MA telah menjalankan rekomendasi, melakukan pemindahan (pegawai), tapi kenapa tidak dikomunikasikan (ke publik)? Kita bicara soal kepentingan nasional. Kalau tadi bicara bahwa pengadilan sudah tidak dipercaya rakyat, kan repot. Ada hakim tertangkap. Di daerah-daerah, (kantor) peradilan dicoret-coret, dilempar macam-macam. Kan, ini menunjukkan kredibilitasnya sudah turun. Nah, kalau kita tidak mulai bicara, yang ditindaklanjuti dengan perbaikan, kepercayaan masyarakat akan turun dan itu akan chaos. Kalau masyarakat tidak percaya peradilan, tidak percaya hukum, ya berlakulah hukum rimba. Siapa yang paling berkuasa (akan menang). Kembali lagi, nanti bukan hukum yang jadi panglima, tapi politik, kekuasaan. Kemudian kita akan kembali mundur ke zaman Orde Baru.

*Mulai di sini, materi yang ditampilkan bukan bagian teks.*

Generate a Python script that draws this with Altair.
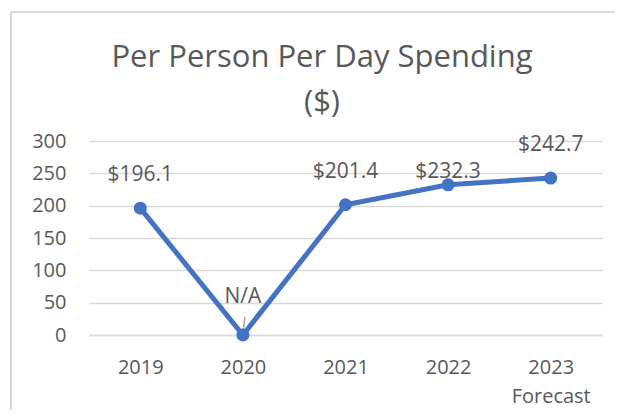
import altair as alt
import pandas as pd

years = ["2019", "2020", "2021", "2022", "2023 Forecast"]
spending = [196.1, 0, 201.4, 232.3, 242.7]
labels = ["$196.1", "N/A", "$201.4", "$232.3", "$242.7"]
title_lines = ["Per Person Per Day Spending", "($)"]

df = pd.DataFrame({"year": years, "value": spending, "label": labels})

FONT = "Open Sans"
GREY = "#595959"
BLUE = "#4472C4"
BORDER = "#D9D9D9"

x_enc = alt.X(
    "year:O",
    sort=years,
    scale=alt.Scale(type="point", padding=0.5),
    axis=alt.Axis(
        title=None,
        labelAngle=0,
        labelExpr="split(datum.label, ' ')",
        labelLineHeight=29,
        labelPadding=22,
        ticks=False,
        domain=True,
        domainColor=BORDER,
        domainWidth=1.5,
        grid=False,
        labelFontSize=20,
        labelColor=GREY,
        labelFont=FONT,
    ),
)
y_enc = alt.Y(
    "value:Q",
    scale=alt.Scale(domain=[0, 300], nice=False),
    axis=alt.Axis(
        title=None,
        values=[0, 50, 100, 150, 200, 250, 300],
        ticks=False,
        domain=False,
        grid=True,
        gridColor=BORDER,
        gridWidth=1.5,
        labelPadding=23,
        labelFontSize=20,
        labelColor=GREY,
        labelFont=FONT,
    ),
)

base = alt.Chart(df)
one = base.transform_filter("datum.year == '2019'")

frame_top = one.mark_rule(color=BORDER, strokeWidth=2).encode(
    x=alt.value(-78), x2=alt.value(800), y=alt.value(-129)
)
frame_left = one.mark_rule(color=BORDER, strokeWidth=2).encode(
    x=alt.value(-78), y=alt.value(-129), y2=alt.value(600)
)

title_props = dict(font=FONT, fontSize=31, color=GREY, align="center", baseline="alphabetic")
title1 = one.mark_text(**title_props).encode(
    x=alt.value(233), y=alt.value(-74), text=alt.value(title_lines[0])
)
title2 = one.mark_text(**title_props).encode(
    x=alt.value(233), y=alt.value(-29), text=alt.value(title_lines[1])
)

line = base.mark_line(color=BLUE, strokeWidth=5).encode(x=x_enc, y=y_enc)
pts = base.mark_circle(color=BLUE, size=170, opacity=1).encode(x=x_enc, y=y_enc)

txt_props = dict(font=FONT, fontSize=21, color=GREY, baseline="middle", align="center")
lab_main = base.mark_text(dy=-33, **txt_props).encode(
    x=x_enc, y=y_enc, text="label:N"
).transform_filter("datum.year != '2020' && datum.year != '2022'")
lab_2022 = base.mark_text(dy=-13, **txt_props).encode(
    x=x_enc, y=y_enc, text="label:N"
).transform_filter("datum.year == '2022'")
lab_na = base.mark_text(dy=-38, **txt_props).encode(
    x=x_enc, y=y_enc, text="label:N"
).transform_filter("datum.year == '2020'")
leader = base.mark_rule(
    color="#A6A6A6", strokeWidth=1.5, yOffset=-2, y2Offset=-18, x2Offset=2
).encode(
    x=x_enc, y=y_enc, x2=alt.X2("year:O"), y2=alt.Y2("value:Q")
).transform_filter("datum.year == '2020'")

chart = alt.layer(
    frame_top, frame_left, title1, title2, line, leader, pts, lab_main, lab_2022, lab_na
).properties(
    width=513,
    height=194,
    autosize=alt.AutoSizeParams(type="none"),
    padding={"left": 81, "top": 133, "right": 13, "bottom": 75},
).configure_view(stroke=None)

chart.save("out.html", embed_options={"renderer": "svg", "actions": False})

Apakah ada faktor esprit de corps di lembaga peradilan?

Dalam konteks putusan, ada. Masalah kita di situ. Di satu sisi, kita harus menaati asas res judicata pro veritate habetur, bahwa setiap putusan hakim harus dianggap benar, sehingga MA ataupun pimpinan hakim, bahkan KY, tidak boleh mengomentari atau memeriksa substansi putusannya. Yang bisa mengubah adalah putusan hakim lain (di pengadilan tingkat berikutnya). Makanya ada hakim banding. Yang Komisi Yudisial lakukan adalah mencoba memeriksa dan mencari informasi bagaimana proses putusan itu keluar. Apakah ada intervensi, permainan, gratifikasi, tekanan. Katakanlah putusan kemarin itu jelek. Terus hakimnya kami periksa, (ternyata) memang dia terima gratifikasi. Ya, tetap saja hanya hakimnya yang kami beri sanksi, putusannya jalan terus. Enggak kemudian putusannya batal.

Meskipun ada gratifikasi?

Ya. Hakim ini kan dengan kemerdekaan dan independensinya menyandang kekuasaan kehakiman. Ini yang saya sampaikan di hadapan 8.150 hakim saat ulang tahun Ikatan Hakim Indonesia (pada 20 Maret lalu). Saya sampaikan, “Anda ini memegang jabatan mulia kekuasaan kehakiman. Tapi syaratnya ada dua. Pertama, harus punya integritas. Kalau orangnya masih mikir dapat berapa, pingin kaya dan sebagainya, ya susah. Bahkan, ketika Anda ditekan, itu integritas juga. Berani, enggak? Mentalnya kuat, enggak?” KY ini kan juga punya tugas, selain pengawasan dan peningkatan kapasitas, adalah advokasi. Semestinya hakim, kalau merasa diintervensi dan independensinya diganggu, lapor dong ke KY.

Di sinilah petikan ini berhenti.